La stratégie du déluge de feu qui s’abat aujourd’hui sur Alep a été écrite par le président russe lors de sa première guerre en tant que commandant en chef.
C’est une ville en ruines, des civils qui fuient, se cachent ou meurent dans les décombres pendant que le monde observe, horrifié. Ce sont des avions russes qui vomissent leurs bombes. Des mortiers et des fusils russes qui dégueulent leurs roquettes et leurs balles. Aujourd’hui, c’est le portrait d’Alep, l’une des cités les plus anciennes au monde. Il n’y a pas si longtemps, c’était celui de Grozny, la capitale de la Tchétchénie.
Quiconque cherche à comprendre la stratégie militaire russe en Syrie serait avisé d’examiner les féroces méthodes employées par Vladimir Poutine durant sa première guerre en tant que commandant en chef, la sanglante seconde guerre de Tchétchénie, qui aura duré de 1999 à 2000 (même si des poches de violence subsistent toujours dans le pays). Ce sont deux guerres très différentes, deux théâtres des opérations où les forces et les moyens employés ne sont pas les mêmes, mais en leur cœur, on retrouve un aspect fondamental de la contre-insurrection poutinienne : la valeur accordée à la brutalité.
« Parfois, l’art consiste à être le plus terrible »
Car après tout, du point de vue russe, ce que la seconde guerre de Tchétchénie a pu démontrer, c’est bien la valeur stratégique de la brutalité, quand on l’applique avec suffisamment de constance et de détermination.
« Toutes les guerres sont terribles ; parfois, l’art consiste à être le plus terrible », me disait l’an dernier un officier russe en haussant les épaules. Il parlait de la bataille de Grozny et de ses milliers de morts, ses dizaines de milliers de sans-abri, cette ville décrite par les Nations Unies comme la plus anéantie de la planète. Le propos de l’officier se voulait aussi funestement spirituel : Grozny veut dire « terrible » en russe. (...)
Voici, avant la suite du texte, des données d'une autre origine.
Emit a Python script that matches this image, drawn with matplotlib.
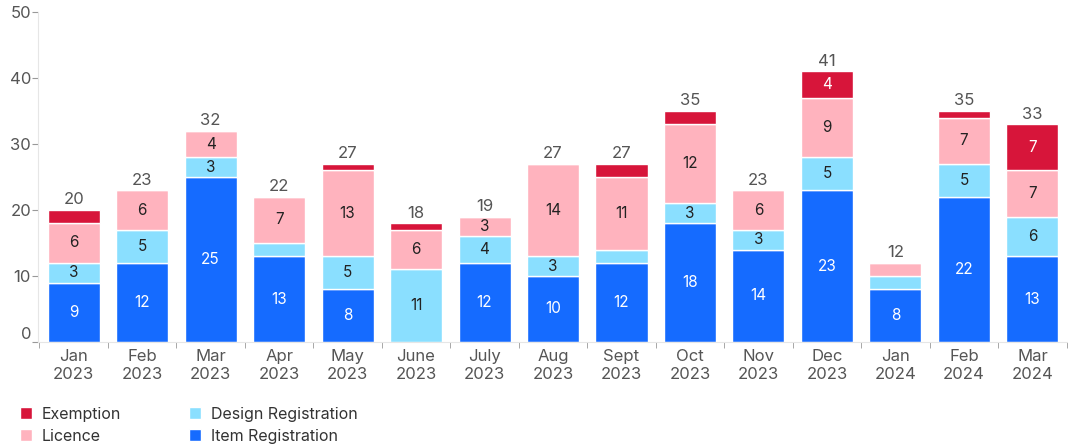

À l’instar d’Alep, le martyre de Grozny ne s’est pas limité à des frappes aériennes et terrestres conventionnelles, la ville aura connu l’outrage des TOS-1 « Buratino », avec leurs salves de 24 roquettes armées de munitions thermobariques, dont la capacité de destruction n’est surpassée que par les armes nucléaires, dans leur aptitude à raser des quartiers entiers et à réduire des bâtiments en gravats.
L’art de la guerre russe peut aussi se faire dans la subtilité et même la retenue. C’est ce qui s’est passé avec la prise de la Crimée en 2014, quasiment sans aucune goutte de sang versée. Néanmoins, quand l’objectif ne se limite pas à une conquête territoriale, mais exige de convaincre des insurgés –dont la ténacité est l’un des atouts–, que la résistance est à la fois dérisoire et mortelle, le scénario est radicalement différent. Évidemment, Poutine n’est pas le seul chef de guerre, Bachar el-Assad, et même l’Iran, jouent un rôle prépondérant, sauf que tous semblent sur la même longueur d’onde : la paix, selon les termes de Damas, dépend d’une victoire écrasante et de la démonstration d’une puissance de feu implacable. Et on fera d’Alep un malheureux exemple. (...)
Le Kremlin, plutôt que de battre sa coulpe, déroule son manuel d’usage de gestion des accidents, des abus et des atrocités, un processus fignolé en Tchétchénie.
Les accusations, même étayées de preuves, sont démenties. En Tchétchénie, par exemple, le ministre des Affaires étrangères russe, Igor Ivanov, avait déclaré à Madeleine Albright, à l’époque secrétaire d’État, que les rebelles étaient en train d’ouvrir un « second front » dans les médias et que les images d’immeubles et d’hôpitaux détruits étaient destinées à « jeter une ombre sur les actions des autorités fédérales, afin de compliquer les relations de la Russie avec ses partenaires internationaux ».
À l’ONU, ces dernières semaines, l’ambassadeur de Russie, Vitali Tchourkine, a seriné cette rhétorique : qu’importe les preuves d’attaques aériennes et terrestres, elles sont que « tentative de lancer une campagne médiatique visant à discréditer par l’usage de vidéos truquées et anciennes les mesures du gouvernement pour repousser les terroristes ».
Ce qui ne peut être démenti est minimisé, banalisé parce que tout le monde fait la même chose, ou détourné par des contre-arguments absurdes. (...)
L’Occident et la realpolitik
De la même manière, la porte-parole du ministère des Affaires étrangères russe, Maria Zakharova, a déclaré que les accusations américaines concernant Alep servaient à faire diversion après la récente attaque contre des troupes syriennes près de Deir Ezzor. Et, pour faire bonne mesure, que « la Maison-Blanche défend [l’État islamique] ». Ne jamais rien admettre, toujours contre-attaquer.